* [Material]

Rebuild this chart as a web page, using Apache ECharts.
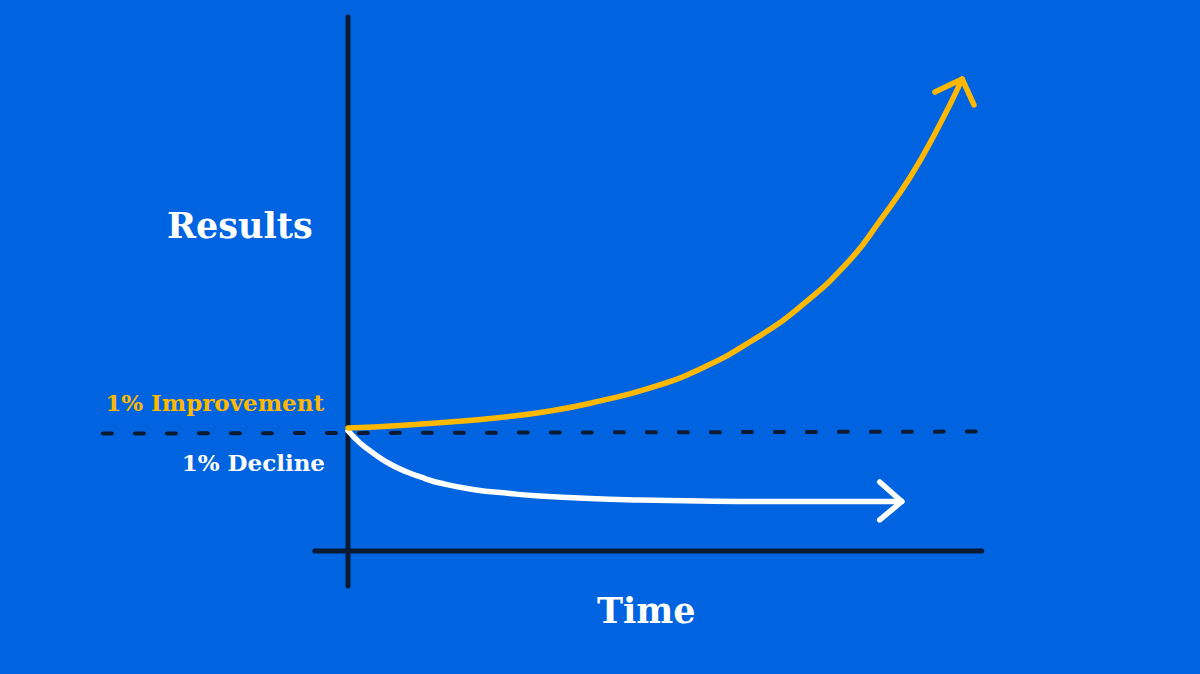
<!DOCTYPE html>
<html>
<head>
<meta charset="utf-8">
<style>
  html, body { margin: 0; padding: 0; background: #0064E1; }
  #chart { width: 1200px; height: 674px; }
</style>
<script src="https://cdn.jsdelivr.net/npm/echarts@6/dist/echarts.min.js"></script>
</head>
<body>
<div id="chart"></div>
<script>
// ---- Data (time units, results units) ----
const improveTime    = [0, 8.0, 15.7, 23.4, 31.1, 38.8, 46.5, 54.2, 61.8, 69.5, 77.2, 81.8, 86.5, 90.6, 94.5];
const improveResults = [103.4, 105.5, 108.4, 112.2, 117.6, 126.1, 137.0, 153.0, 175.6, 205.0, 244.5, 277.3, 314.3, 353.8, 396.6];
const improveArrowTime    = [90.3, 94.5, 96.3];
const improveArrowResults = [385.7, 396.6, 374.8];

const declineTime    = [0, 1.85, 3.85, 6.46, 9.08, 11.85, 14.15, 19.2, 24.9, 29.5, 37.2, 44.9, 54.2, 63.4, 85.2];
const declineResults = [101, 90.8, 82.4, 73.1, 66.4, 60.9, 57.1, 51.7, 48.3, 46.2, 44.1, 42.9, 42.0, 41.6, 41.6];
const declineArrowTime    = [81.8, 85.2, 81.8];
const declineArrowResults = [58.0, 41.6, 26.1];

const baselineTime    = [-37.7, 97.6];
const baselineResults = [98.7, 100.4];

const axisVTime = [0, 0];
const axisVResults = [-29.4, 448.7];
const axisHTime = [-5.1, 97.5];
const axisHResults = [0, 0];

const labels = {
  yName: 'Results',
  xName: 'Time',
  improve: '1% Improvement',
  decline: '1% Decline'
};

const BLUE = '#0064E1';
const YELLOW = '#FFB800';
const NAVY = '#0B1A33';
const WHITE = '#FFFFFF';
const FONT = '"DejaVu Serif", serif';

const zip = (a, b) => a.map((v, i) => [v, b[i]]);

const chart = echarts.init(document.getElementById('chart'), null, { renderer: 'svg' });

function lineSeries(x, y, color, width, extra) {
  return Object.assign({
    type: 'line',
    data: zip(x, y),
    showSymbol: false,
    symbol: 'none',
    silent: true,
    animation: false,
    lineStyle: { color: color, width: width, cap: 'round', join: 'round' }
  }, extra || {});
}

chart.setOption({
  backgroundColor: BLUE,
  animation: false,
  grid: { left: 88, right: 202, top: 15.5, bottom: 87.3 },
  xAxis: { type: 'value', min: -40, max: 100, show: false },
  yAxis: { type: 'value', min: -30, max: 450, show: false },
  series: [
    lineSeries(baselineTime, baselineResults, NAVY, 4, {
      lineStyle: { color: NAVY, width: 4, type: [9, 23], cap: 'round' }
    }),
    lineSeries(axisVTime, axisVResults, NAVY, 5),
    lineSeries(axisHTime, axisHResults, NAVY, 5),
    lineSeries(declineTime, declineResults, WHITE, 5.5, { smooth: true }),
    lineSeries(declineArrowTime, declineArrowResults, WHITE, 5.5),
    lineSeries(improveTime, improveResults, YELLOW, 5.5, { smooth: true }),
    lineSeries(improveArrowTime, improveArrowResults, YELLOW, 5.5)
  ],
  graphic: [
    { type: 'text', left: 167, top: 208, silent: true,
      style: { text: labels.yName, font: 'bold 35px ' + FONT, fill: WHITE } },
    { type: 'text', left: 597, top: 593, silent: true,
      style: { text: labels.xName, font: 'bold 35px ' + FONT, fill: WHITE } },
    { type: 'text', right: 1200 - 324, top: 391, silent: true,
      style: { text: labels.improve, font: 'bold 23px ' + FONT, fill: YELLOW } },
    { type: 'text', right: 1200 - 325, top: 451, silent: true,
      style: { text: labels.decline, font: 'bold 23px ' + FONT, fill: WHITE } }
  ]
});
</script>
</body>
</html>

* [Instructions to follow] Transcribe the listing in full and omit the pictures.

* [Output of the task]
Rebuild this chart as a web page, using Apache ECharts.
<!DOCTYPE html>
<html>
<head>
<meta charset="utf-8">
<style>
  html, body { margin: 0; padding: 0; background: #0064E1; }
  #chart { width: 1200px; height: 674px; }
</style>
<script src="https://cdn.jsdelivr.net/npm/echarts@6/dist/echarts.min.js"></script>
</head>
<body>
<div id="chart"></div>
<script>
// ---- Data (time units, results units) ----
const improveTime    = [0, 8.0, 15.7, 23.4, 31.1, 38.8, 46.5, 54.2, 61.8, 69.5, 77.2, 81.8, 86.5, 90.6, 94.5];
const improveResults = [103.4, 105.5, 108.4, 112.2, 117.6, 126.1, 137.0, 153.0, 175.6, 205.0, 244.5, 277.3, 314.3, 353.8, 396.6];
const improveArrowTime    = [90.3, 94.5, 96.3];
const improveArrowResults = [385.7, 396.6, 374.8];

const declineTime    = [0, 1.85, 3.85, 6.46, 9.08, 11.85, 14.15, 19.2, 24.9, 29.5, 37.2, 44.9, 54.2, 63.4, 85.2];
const declineResults = [101, 90.8, 82.4, 73.1, 66.4, 60.9, 57.1, 51.7, 48.3, 46.2, 44.1, 42.9, 42.0, 41.6, 41.6];
const declineArrowTime    = [81.8, 85.2, 81.8];
const declineArrowResults = [58.0, 41.6, 26.1];

const baselineTime    = [-37.7, 97.6];
const baselineResults = [98.7, 100.4];

const axisVTime = [0, 0];
const axisVResults = [-29.4, 448.7];
const axisHTime = [-5.1, 97.5];
const axisHResults = [0, 0];

const labels = {
  yName: 'Results',
  xName: 'Time',
  improve: '1% Improvement',
  decline: '1% Decline'
};

const BLUE = '#0064E1';
const YELLOW = '#FFB800';
const NAVY = '#0B1A33';
const WHITE = '#FFFFFF';
const FONT = '"DejaVu Serif", serif';

const zip = (a, b) => a.map((v, i) => [v, b[i]]);

const chart = echarts.init(document.getElementById('chart'), null, { renderer: 'svg' });

function lineSeries(x, y, color, width, extra) {
  return Object.assign({
    type: 'line',
    data: zip(x, y),
    showSymbol: false,
    symbol: 'none',
    silent: true,
    animation: false,
    lineStyle: { color: color, width: width, cap: 'round', join: 'round' }
  }, extra || {});
}

chart.setOption({
  backgroundColor: BLUE,
  animation: false,
  grid: { left: 88, right: 202, top: 15.5, bottom: 87.3 },
  xAxis: { type: 'value', min: -40, max: 100, show: false },
  yAxis: { type: 'value', min: -30, max: 450, show: false },
  series: [
    lineSeries(baselineTime, baselineResults, NAVY, 4, {
      lineStyle: { color: NAVY, width: 4, type: [9, 23], cap: 'round' }
    }),
    lineSeries(axisVTime, axisVResults, NAVY, 5),
    lineSeries(axisHTime, axisHResults, NAVY, 5),
    lineSeries(declineTime, declineResults, WHITE, 5.5, { smooth: true }),
    lineSeries(declineArrowTime, declineArrowResults, WHITE, 5.5),
    lineSeries(improveTime, improveResults, YELLOW, 5.5, { smooth: true }),
    lineSeries(improveArrowTime, improveArrowResults, YELLOW, 5.5)
  ],
  graphic: [
    { type: 'text', left: 167, top: 208, silent: true,
      style: { text: labels.yName, font: 'bold 35px ' + FONT, fill: WHITE } },
    { type: 'text', left: 597, top: 593, silent: true,
      style: { text: labels.xName, font: 'bold 35px ' + FONT, fill: WHITE } },
    { type: 'text', right: 1200 - 324, top: 391, silent: true,
      style: { text: labels.improve, font: 'bold 23px ' + FONT, fill: YELLOW } },
    { type: 'text', right: 1200 - 325, top: 451, silent: true,
      style: { text: labels.decline, font: 'bold 23px ' + FONT, fill: WHITE } }
  ]
});
</script>
</body>
</html>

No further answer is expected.